Sometimes, unpredictably, there are days when the pool is quiet and I can take a whole lane to myself. It is a special treat, to extend arms and legs luxuriously to fill the space from side to side, to be aware of nothing but blueness and body, free in the water. Is there some atavistic part of our nature that makes immersion so wondrous and so liberating? Some pre-human memory or the warm rocking fluid of the womb?

This place of paradise is a down at heel local authority pool where the tiles come loose from the bottom and the heating in the showers breaks down. They are going to build a new one, they tell us. But I am happy here.
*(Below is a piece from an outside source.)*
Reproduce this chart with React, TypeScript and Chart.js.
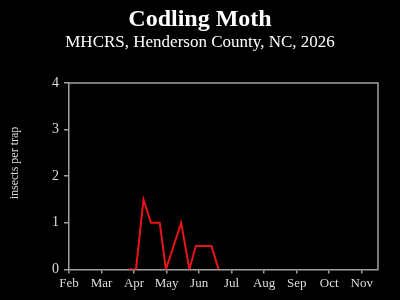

All the eastern side of the pool is glass, and if you are there towards the end of the Early Bird session you will see the sky redden and the winter sun rise over the traffic at the roundabout. School children hurry along the pavement in the dark, in the cold, while we look out from paradise. As the days grow longer and the sun rises earlier it lights up the water and we swim through sunshine.

What has this got to do with the Anglo-Saxons? Well, very little really. The Leisure Centre would be completely, utterly unimaginable to them. Perhaps that’s the point. If we look with Saxon eyes we can see the astounding reality of what appears to us as mundane and taken for granted. What a technological miracle it is, to contain a constantly warm lake of water within a transparent skin in the depths of winter. What an organisation of society that enables it to be open and available for every citizen for the payment of a pound or two. What a peaceable co-operation between strangers that lets men and women, young and old, share such a marvel together. Sometimes I am tempted to hanker after the natural simplicity of Saxon life. But today, in midwinter? Give me the swimming pool.